Today, WAP is using virtual reality to help paraplegic people regain partial sensation and muscle control in their lower limbs. Over a twelve month period, eight serious cases of spinal cord injury (SCI) paraplegia were subjected to a BMI-based neurorehabilitation program. Its purpose was to restore their mobility using the following methods:
- Intense, immersive virtual reality training.
- Enriched visual-tactile feedback.
- Two EEG-controlled robotic actuators.
These robotic actuators allow the subject to walk. There was even use of a custom-made lower-limb exoskeleton that could simulate the feeling of touch for its user. The end result was that all eight subjects regained key somatic sensations such as pain localization, fine/crude touch and proprioceptive sensation. In other words, they could identify where pain is occurring and even feel movement and positioning of limbs. They regained voluntary motor control in muscles located below the actual spinal cord injury. Their very classification as paraplegics was altered. All of this was attributed to long-term BMI usage.
While VR is certainly a key component in this breakthrough, it was actually a six-step process that produced such prodigious results for the eight participants in WAP’s research:
- It does begin with an immersive virtual reality environment where the patient’s brain is connected via 16 channels to an EEG machine. The machine recorded the patient’s brain activity while controlling the movements of a human body avatar. Meanwhile, the patient received sensory feedback.
- The first step was duplicated while patients were upright and supported by a stand-in-table device.
- Next, the patient graduated to treadmill training. He or she was placed in a robotic body weight support (BWS) gait system.
- Training then commenced with the same BWS gait system fixed on an overground track.

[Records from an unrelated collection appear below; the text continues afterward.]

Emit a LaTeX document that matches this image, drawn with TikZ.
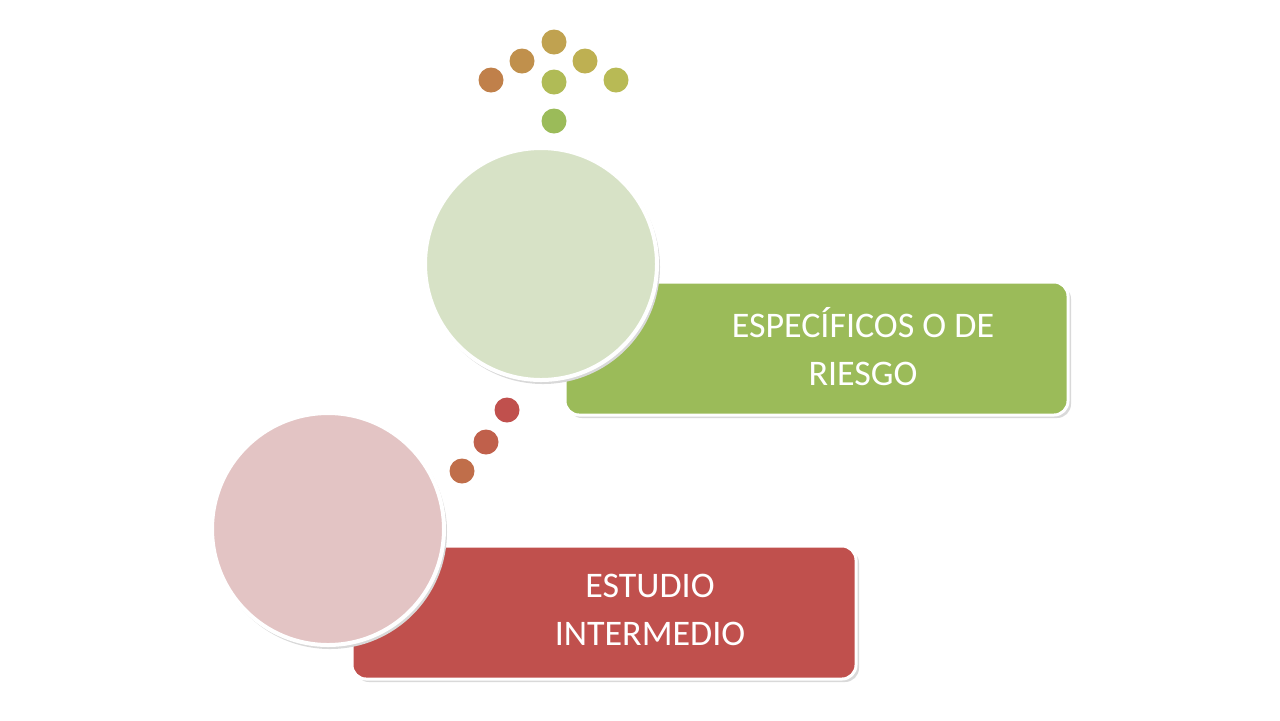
\documentclass[tikz,border=0pt]{standalone}
\usepackage{fontspec}
\setmainfont{Carlito}
\begin{document}
\begin{tikzpicture}[x=0.5pt,y=-0.5pt,
  bar/.style={rounded corners=7pt,draw=white,line width=1.5pt},
  disc/.style={circle,draw=white,line width=2pt,minimum size=116pt,inner sep=0pt},
  dot/.style={circle,inner sep=0pt,minimum size=12.5pt},
  lbl/.style={text=white,font=\fontsize{18}{24}\selectfont,align=center}]
\useasboundingbox (0,0) rectangle (1280,720);
\definecolor{gr}{HTML}{9BBB59}\definecolor{rd}{HTML}{C0504D}
\definecolor{grl}{HTML}{D7E2C6}\definecolor{rdl}{HTML}{E3C4C4}
% green bar
\fill[black!15,rounded corners=7pt] (568,285) rectangle (1071,418);
\draw[bar,fill=gr] (565,282) rectangle (1068,415);
\node[lbl] (gt) at (863,347) {ESPECÍFICOS O DE\\RIESGO};
\fill[black!15] (543,267) circle (117);
\node[disc,fill=grl] (gc) at (541,264) {};
% red bar
\fill[black!15,rounded corners=7pt] (355,549) rectangle (859,682);
\draw[bar,fill=rd] (352,546) rectangle (856,679);
\node[lbl] (rt) at (650,610) {ESTUDIO\\INTERMEDIO};
\fill[black!15] (330,532) circle (117);
\node[disc,fill=rdl] (rc) at (328,529) {};
% red dots
\node[dot,fill=rd] (d1) at (507,410) {};
\node[dot,fill={rgb,255:red,192;green,96;blue,75}] (d2) at (486,442) {};
\node[dot,fill={rgb,255:red,192;green,110;blue,74}] (d3) at (462,471) {};
% top dots
\node[dot,fill={rgb,255:red,192;green,128;blue,74}] (t1) at (491,80) {};
\node[dot,fill={rgb,255:red,192;green,144;blue,76}] (t2) at (522,61) {};
\node[dot,fill={rgb,255:red,192;green,162;blue,80}] (t3) at (554,42) {};
\node[dot,fill={rgb,255:red,190;green,176;blue,82}] (t4) at (585,61) {};
\node[dot,fill={rgb,255:red,184;green,186;blue,85}] (t5) at (616,80) {};
\node[dot,fill={rgb,255:red,176;green,187;blue,86}] (t6) at (554,82) {};
\node[dot,fill=gr] (t7) at (554,121) {};
\end{tikzpicture}
\end{document}
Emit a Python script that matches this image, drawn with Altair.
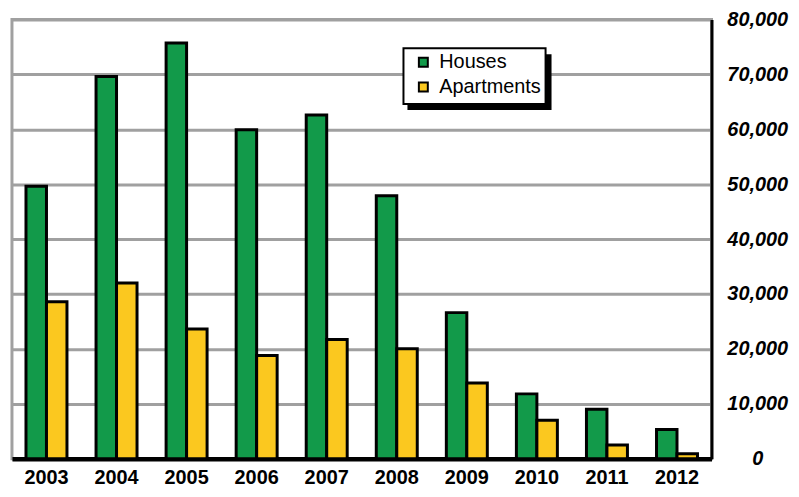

- At the next level, the BWS gait system was brain-controlled and the patient was back on a treadmill.
- The final level involved BWS gait training with a brain-controlled, sensorized, 12 degrees of freedom robotic exoskeleton without the treadmill.
Despite all of this, SCI recovery remains a great challenge. At AdvancedRM, we know this firsthand from our experience with Matthew C. Matthew suffered a severe spinal cord injury in a bicycle accident involving a motor vehicle. Only 11 years old, the boy required immediate surgical intervention followed by an inpatient rehabilitation program. When he was finally sent home, it was clear that this was only the beginning. His discharge included a wheelchair, equipment, medications, supplies, instructions regarding care, and plans for further rehabilitation. Body weight support systems, robotic assistance and functional electrostimulation of the leg were already options to consider. However, somatosensory perception and voluntary motor control remained elusive goals. These new VR-assisted results give us and Matthew great hope in the ongoing battle for recovery.